Ciclo C: XXVII Domingo del Tiempo Ordinario
Rosalino Dizon Reyes.
Dichosa tú que has creído (Lc 1, 45)
Dicen los apóstoles a Jesús: «Auméntanos la fe». Esa petición manifiesta la
actitud cristiana correcta.
Los verdaderos discípulos se reconocen pobres. Por eso, van pidiendo, buscando y
llamando. Viven por la fe; miran más allá de sí mismos para vivir y para no perder
la esperanza, el amor, la estabilidad, la visión, en momentos difíciles. Bien saben
que sin la visión se hundirán en el caos y que no subsitirán si no creen en el Señor
(Prov 29, 18; Is 7, 9).
Y en esta postura de fe y pequeñez les afirma Jesús. Se fija entrañablemente en
ellos y da por cierto que aun la fe pequeña de los pequeños que se abandonan en
los brazos de Dios, en la manera confiada de un niño en el regazo de su madre, les
capacita para obras increíbles.

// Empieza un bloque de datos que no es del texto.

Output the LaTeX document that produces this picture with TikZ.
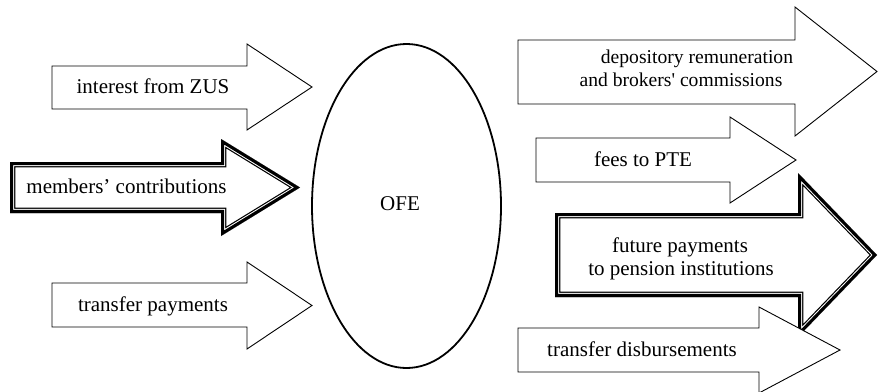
\documentclass[tikz,border=0pt]{standalone}
\usepackage{fontspec}
\setmainfont{Liberation Serif}
\usetikzlibrary{shapes.geometric}
\tikzset{
  plainarrow/.style={draw=black, fill=white, line width=0.9pt, line join=miter},
  lbl/.style={inner sep=0pt, anchor=base, text=black, font=\fontsize{21}{24}\selectfont},
  smalllbl/.style={lbl, font=\fontsize{19.6}{23}\selectfont},
  ofeshape/.style={draw=black, ellipse, line width=1.8pt, minimum width=189pt, minimum height=324pt, inner sep=0pt},
}
% #1 left x, #2 shaft top, #3 shaft bottom, #4 head x, #5 head top, #6 head bottom, #7 tip x
\newcommand{\plainarrow}[7]{%
  \draw[plainarrow] (#1,#2) -- (#4,#2) -- (#4,#5) -- (#7,{(#5+#6)/2}) -- (#4,#6) -- (#4,#3) -- (#1,#3) -- cycle;}
\newcommand{\triplearrow}[7]{%
  \begin{scope}
    \clip (#1,#2) -- (#4,#2) -- (#4,#5) -- (#7,{(#5+#6)/2}) -- (#4,#6) -- (#4,#3) -- (#1,#3) -- cycle;
    \fill[white] (0,0) rectangle (878,391);
    \draw[black, line width=10.6pt, line join=miter] (#1,#2) -- (#4,#2) -- (#4,#5) -- (#7,{(#5+#6)/2}) -- (#4,#6) -- (#4,#3) -- (#1,#3) -- cycle;
    \draw[white, line width=8.2pt, line join=miter] (#1,#2) -- (#4,#2) -- (#4,#5) -- (#7,{(#5+#6)/2}) -- (#4,#6) -- (#4,#3) -- (#1,#3) -- cycle;
    \draw[black, line width=6.2pt, line join=miter] (#1,#2) -- (#4,#2) -- (#4,#5) -- (#7,{(#5+#6)/2}) -- (#4,#6) -- (#4,#3) -- (#1,#3) -- cycle;
  \end{scope}}
\begin{document}
\begin{tikzpicture}[x=1pt, y=-1pt]
  \useasboundingbox (0,0) rectangle (878,391);
  \fill[white] (0,0) rectangle (878,391);

  % incoming arrows
  \plainarrow{52}{66}{109}{247}{44}{130}{312}
  \triplearrow{10}{162}{213}{221}{139}{236}{300}
  \plainarrow{52}{283}{327}{247}{262}{349}{312}

  % OFE
  \node[ofeshape] (ofe) at (406.5,206) {};
  \node[lbl] (ofetext) at (400,210) {OFE};

  % outgoing arrows
  \plainarrow{518}{40}{104}{795}{7}{136}{877}
  \plainarrow{536}{138}{182}{730}{117}{203}{796}
  \triplearrow{555}{213}{297}{798}{173}{337}{877}
  \plainarrow{518}{328}{372}{759}{307}{393}{840}

  % labels
  \node[lbl] (tzus) at (153,93) {interest from ZUS};
  \node[lbl] (tmem) at (126.5,193) {members’ contributions};
  \node[lbl] (ttrp) at (153,311) {transfer payments};
  \node[smalllbl] (tdepa) at (697,63) {depository remuneration};
  \node[smalllbl] (tdepb) at (681,86) {and brokers\textquotesingle\ commissions};
  \node[lbl] (tfees) at (643,166) {fees to PTE};
  \node[lbl] (tfuta) at (680,252) {future payments};
  \node[lbl] (tfutb) at (681,275) {to pension institutions};
  \node[lbl] (ttrd) at (642,356) {transfer disbursements};
\end{tikzpicture}
\end{document}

El que ha tomado la condición de esclavo les insta a
ponerse a plena disposición de Dios, siempre teniéndose por siervos inútiles.
De hecho, los hombres no le somos útiles a Dios. El omnipotente y autosuficiente
Creador de todas las cosas no tiene necesidad de templos, ni necesita que nadie
haga nada por él (Hch 17, 24-25). No come tampoco carne de toros ni bebe
sangre de machos cabríos (Sal 49, 13).
Somos nosotros quienes necesitamos alimentarnos de su carne y su sangre. Nos
hace un gran favor, llamándonos a servirle y a tomar parte en los duros trabajos
del evangelio. De él hemos recibido todo lo que tenemos, y es solo por su gracia
que somos capaces de algo provechoso—de lo que, según san Vicente de Paúl, los
misioneros deben persuadirse (Reglas Comunes de la C.M., XII, 14).
Con razón, pues, es más un místico que un asceta el compañero de Jesús (Papa
Francisco). Le importa al primero, antes que nada, permanecer en Jesús, mientras
el último, como un atleta, tiende a fiarse de su entrenamiento riguroso, sus propios
esfuerzos y habilidades. El místico no se congratula, no se deja llevar por la vana
complacencia (cf. Reglas Comunes de la C.M., XII, 3, 4); reconoce que no puede
hacer nada sin Jesús.
Da gracias, pero sin alabarse a sí mismo. No se fija en las transgresiones ajenas ni
para declararse superior a los demás ni para excusarse de las suyas. El verdadero
siervo de los siervos, que procura vivir según la noción cristiana de la autoridad (Mt
20, 26-28), se define y se sintetiza profunda, exacta y verdaderamente como «un
pecador en quien el Señor ha puesto los ojos» (Papa Francisco; cf. Lc 5, 8).
Así que quienes realmente siguen a Jesús no tienen pretensiones de superioridad
moral. No solo no se aferran al dinero; renuncian también toda pretensión de
certeza doctrinal superior. Tienen experiencia de dudas. Por eso, se empeñan en
discernir, admitiendo a la vez que «en todo discernimiento verdadero, abierto a la
confirmación de la consolación espiritual, está presente la incertidumbre» (Papa
Francisco). Los discípulos auténticos no se declaran omniscios, ni pretenden tener
respuestas a todas las preguntas, ni se conforman con un dios a medida suya. Son
descendientes de Abrahán, quien, por la fe, partió sin saber a dónde iba.
Tienen, claro, los ojos fijos en Jesús, el iniciador y consumador de la fe, el primero
de todos los pobres creyentes dichosos, quien, entregando su cuerpo y derramando
su sangre por nosotros pecadores, encomendó su espíritu a las manos del Padre.